The cryptocurrency market has been hit by an unprecedented storm, witnessing a staggering $2 trillion wiped off its total value. Bitcoin, once seen as a digital gold standard, has seen its price halve since October, plummeting to multi-year lows, while shares of major investor companies in the crypto space have followed suit, sinking to depths not seen in years.
This dramatic downturn isn’t just a blip; it’s a full-blown “crypto winter” fueled by a confluence of macroeconomic headwinds and internal industry turmoil. Global inflation concerns have prompted central banks worldwide to hike interest rates aggressively, making riskier assets like cryptocurrencies less attractive. Investors are increasingly favoring safer havens, pulling capital out of speculative markets. The broader tech sell-off, driven by rising borrowing costs and recession fears, has only exacerbated the pressure on digital assets.
Adding to the macro woes are devastating blows from within the crypto ecosystem.
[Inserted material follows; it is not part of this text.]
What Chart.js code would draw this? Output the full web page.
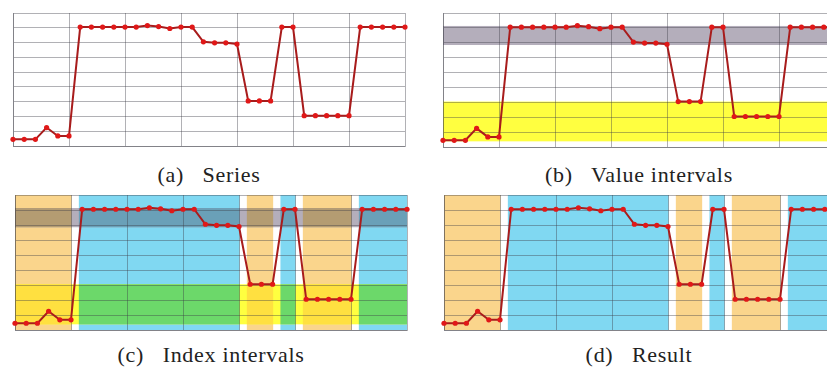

The catastrophic collapse of Terra-LUNA in May sent shockwaves through the market, eroding trust and triggering widespread liquidations. This was followed by the spectacular downfall of FTX, one of the industry’s largest exchanges, which filed for bankruptcy amid allegations of fraud and mismanagement. These events exposed systemic vulnerabilities, leading to a cascade of insolvencies among other crypto firms and further chilling investor sentiment.
For many, the dream of quick riches has turned into a harsh reality of significant losses. Retail investors, who flocked to crypto during its bullish run, are now grappling with decimated portfolios. Institutional players, who had begun to integrate digital assets into their strategies, are also feeling the pinch, with their shares reflecting the challenging market conditions. The ripple effect is profound, impacting job markets within the crypto sector and prompting stricter scrutiny from regulators globally.
Is this the end of crypto? Far from it, say long-term proponents. While the current environment is undoubtedly painful, many view it as a necessary cleansing, purging unsustainable projects and promoting a more robust, compliant future. The underlying blockchain technology continues to evolve, promising innovation across various sectors. However, the path to recovery will likely be long and fraught with volatility.
For investors navigating this tumultuous period, prudence is paramount. Diversification, thorough risk assessment, and a focus on projects with strong fundamentals and transparent governance are more critical than ever. The current market serves as a stark reminder that while the potential rewards in crypto can be high, so too are the risks. As the dust settles, the industry is poised for a significant reset, but only time will tell how long this crypto winter will last and what new landscape will emerge on the other side.